I was not surprised when I saw in the news that the number of patients in the UK with diabetes has doubled to 3.7 million in the last 20 years. The finding came from Diabetes UK. Diabetes really is an awful disease that causes blindness, stroke, cardiovascular disease, kidney failure and amputations. I’ve been attending conferences for years now talking about the real cost of obesity being seen through increasing numbers of patients with Type 2 Diabetes. It’s an inevitable consequence of the obesity epidemic.
Those of Asian and African ethnicity are also more at risk from diabetes than others. This has been established for many years and is recognised in the surgery guidelines that NICE provide. This may be one of the reasons why it has now been assessed that over 10% of the adult population in Bradford has been diagnosed with diabetes, and there are several other places where we are nearly at 10%. That statistic reminded me of the scale of the problem we, as a nation, will be managing in the years ahead. It still feels to me as if it doesn’t get the headlines and political focus it needs.
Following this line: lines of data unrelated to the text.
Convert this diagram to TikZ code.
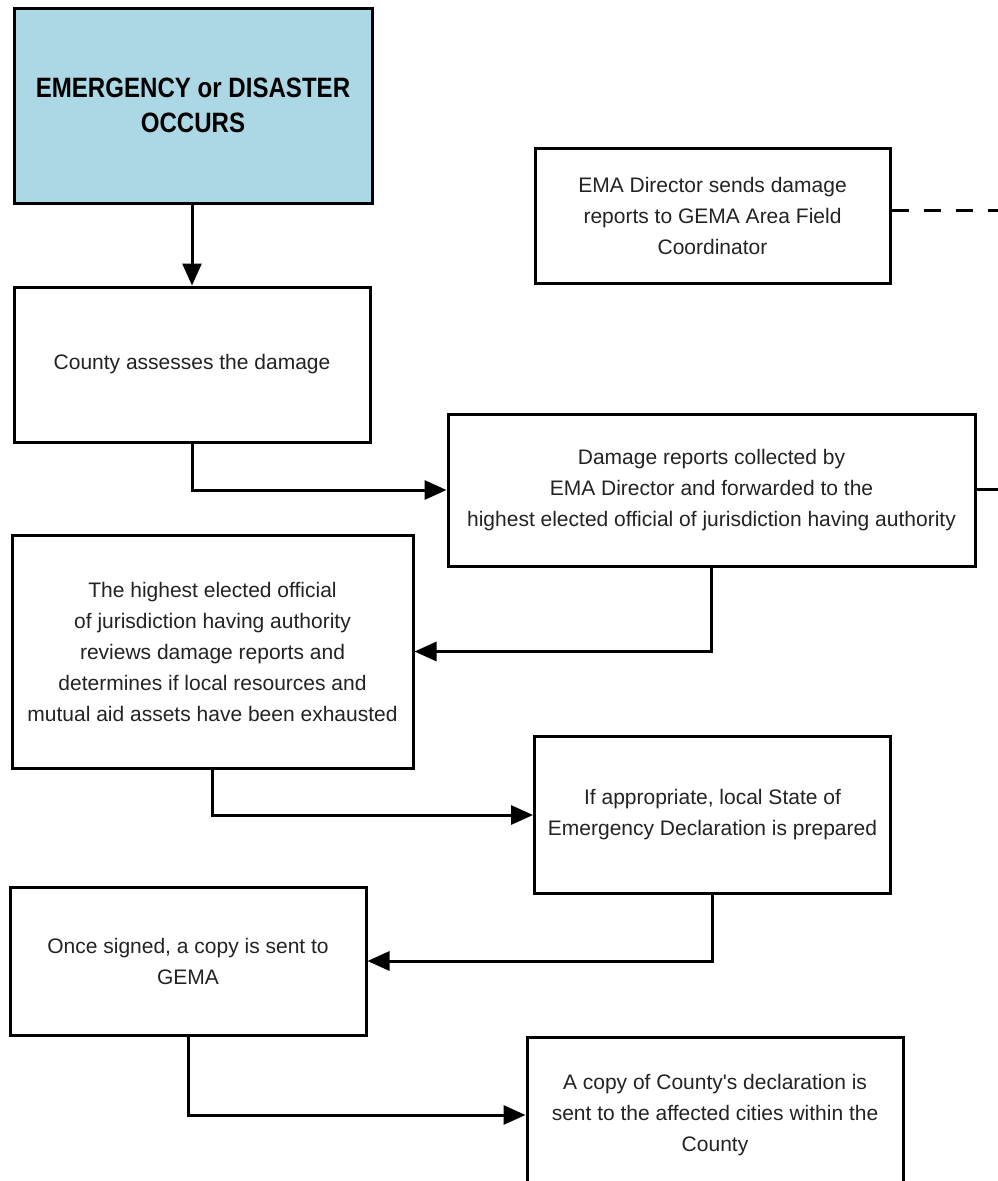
\documentclass[tikz,border=0pt]{standalone}
\usepackage{fontspec}
\setmainfont{Liberation Sans}
\newfontfamily\titlefont[FakeStretch=0.86]{Liberation Sans}
\usetikzlibrary{arrows.meta,calc}
\definecolor{titlefill}{RGB}{172,215,228}
\definecolor{txt}{RGB}{35,35,35}
\tikzset{
  box/.style={draw=black, line width=3pt, fill=white, align=center, text=txt,
    inner sep=0pt, font=\fontsize{21}{31}\selectfont},
  titlebox/.style={box, fill=titlefill, text=black, font=\titlefont\bfseries\fontsize{28}{35}\selectfont},
  conn/.style={line width=3pt, -{Triangle[length=22pt,width=19pt]}},
  link/.style={line width=3pt},
}
\begin{document}
\begin{tikzpicture}[x=1pt,y=-1pt]
\clip (0,0) rectangle (998,1181);
\fill[white] (0,0) rectangle (998,1181);

\node[titlebox, minimum width=358pt, minimum height=195pt] (em) at (193,105.5)
  {EMERGENCY or DISASTER\\OCCURS};
\node[box, minimum width=356pt, minimum height=155pt] (county) at (192,364.5)
  {County assesses the damage};
\node[box, minimum width=355pt, minimum height=135pt] (ema) at (712.5,215.5)
  {EMA Director sends damage\\reports to GEMA Area Field\\Coordinator};
\node[box, minimum width=527pt, minimum height=152pt] (damage) at (711.5,490)
  {Damage reports collected by\\EMA Director and forwarded to the\\highest elected official of jurisdiction having authority};
\node[box, minimum width=401pt, minimum height=233pt] (highest) at (212.5,651.5)
  {The highest elected official\\of jurisdiction having authority\\reviews damage reports and\\determines if local resources and\\mutual aid assets have been exhausted};
\node[box, minimum width=356pt, minimum height=157pt] (ifapp) at (712.5,815)
  {If appropriate, local State of\\Emergency Declaration is prepared};
\node[box, minimum width=356pt, minimum height=148pt] (once) at (188,961)
  {Once signed, a copy is sent to\\GEMA};
\node[box, minimum width=376pt, minimum height=156pt] (copy) at (715,1115)
  {A copy of County\textquotesingle s declaration is\\sent to the affected cities within the\\County};

\coordinate (r1) at (998,210);
\coordinate (r2) at (998,489);

\draw[conn] (em.south -| county.north) -- (county.north);
\draw[conn] (county.south) |- (damage.west);
\draw[conn] (damage.south) |- (highest.east);
\draw[conn] (highest.south) |- (ifapp.west);
\draw[conn] (ifapp.south) |- (once.east);
\draw[conn] (once.south) |- (copy.west);
\draw[link, dash pattern=on 17pt off 15pt] (r1 -| ema.east) -- (r1);
\draw[link] (damage.east |- r2) -- (r2);
\end{tikzpicture}
\end{document}
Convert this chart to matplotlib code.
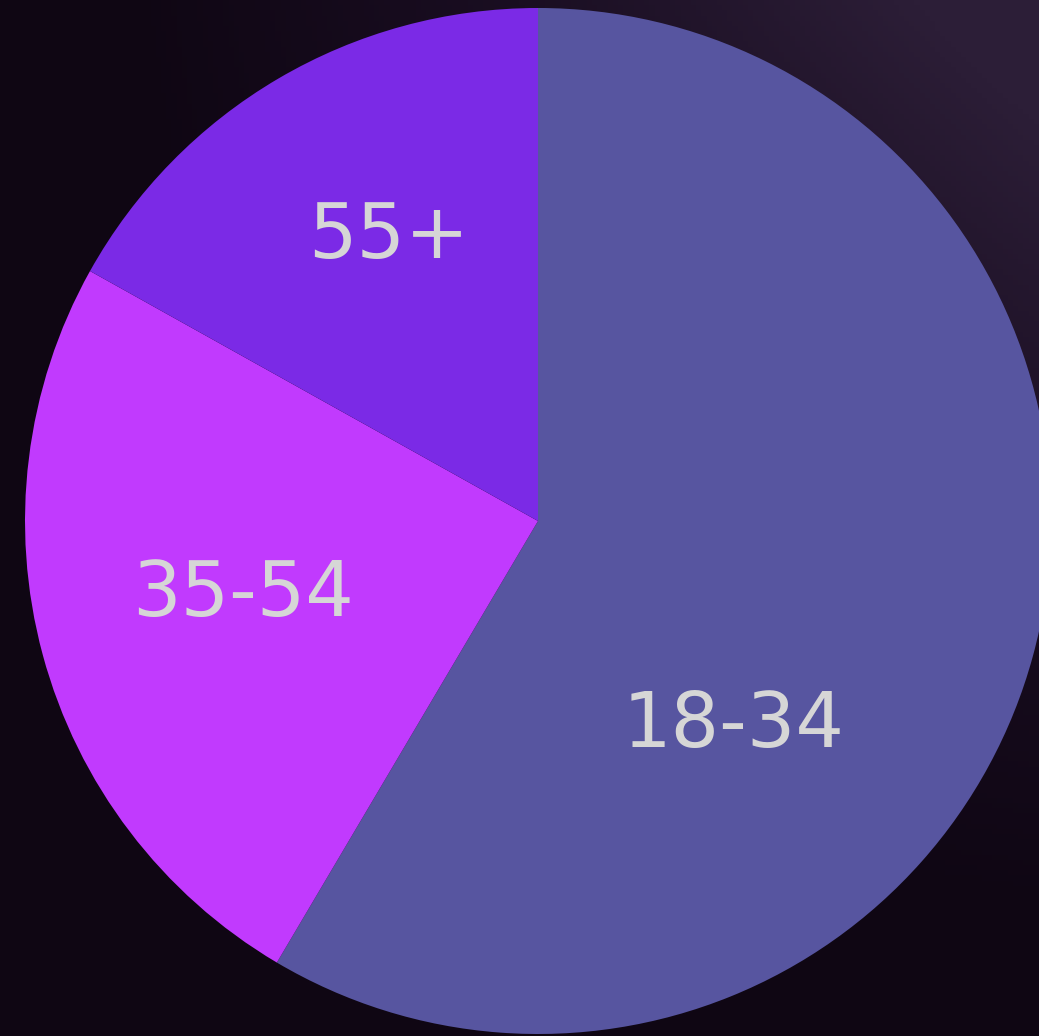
"""
Age split pie chart.
"""

import numpy as np
import matplotlib.pyplot as plt


labels = ["18-34", "35-54", "55+"]
shares = [58.5, 24.6, 16.9]
colors = ["#5755a0", "#c13afe", "#7b2ae6"]

# label spots (pie radius = 1), text baseline
label_x = [0.381, -0.574, -0.292]
label_y = [-0.4415, -0.185, 0.513]


fig = plt.figure(figsize=(10.39, 10.36), dpi=100)

# dark backdrop, a bit lighter toward the upper right
bg = fig.add_axes([0, 0, 1, 1])
gx, gy = np.meshgrid(np.linspace(0, 1, 200), np.linspace(0, 1, 200))
grad = np.clip(1.3 * gx * (1 - gy) - 0.15, 0, 1)
bg.imshow(
    grad,
    cmap=plt.matplotlib.colors.LinearSegmentedColormap.from_list(
        "bg", ["#0f0613", "#1a0e22", "#2c1e37"]
    ),
    extent=[0, 1, 0, 1],
    aspect="auto",
)
bg.axis("off")

ax = fig.add_axes([0, 0, 1, 1])
ax.set_facecolor("none")

ax.pie(
    shares,
    colors=colors,
    startangle=90,
    counterclock=False,
    radius=1,
    wedgeprops=dict(linewidth=0),
)

for lab, x, y in zip(labels, label_x, label_y):
    ax.text(
        x, y, lab,
        ha="center",
        va="baseline",
        fontsize=55,
        color="#d6d6d6",
        family="DejaVu Sans",
    )

r = 513.0
ax.set_xlim(-538 / r, (1039 - 538) / r)
ax.set_ylim(-(1036 - 521) / r, 521 / r)
ax.set_aspect("auto")
ax.axis("off")

fig.savefig("out.png", dpi=100)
I wonder whether that may be linked in some way to our seat of power and the country’s media ‘centre’ being in central London, where the prevalence is just over 4%, less than half the rate in Bradford, Sandwell, Harrow and West Birmingham, to mention just 4 areas with rates above 9%. The cost of managing diabetes has the potential to exhaust the NHS’s already stretched resources. The truth is that it simply will not be possible to keep up with costs that will spiral out of control. Not only are treatment costs going up but the cost of compensating people who make claims against the NHS is rising out of control too. That’s a story for a whole different blog though. What’s the answer to the obesity epidemic, it’s not one thing.
There is no ‘silver bullet’. From what I’ve learned I would argue the process starts at home with young children. They need the right education about food and nutrition, parents who can afford the right foods and who have time to prepare them, and an environment that encourages physical exercise. None of those three things is easily achieved in today’s world, but it’s in all of our interests to find solutions. If the nation gets fatter, slower and less healthy, then so will the country’s productivity and potential. We all have a stake in this, whatever our BMI! For the current generation of diabetics, these long-term solutions will come too late. For them, the solution is likely to reside in a gastric sleeve or gastric bypass procedure. These are proven to stop and reverse diabetes in the vast majority of patients.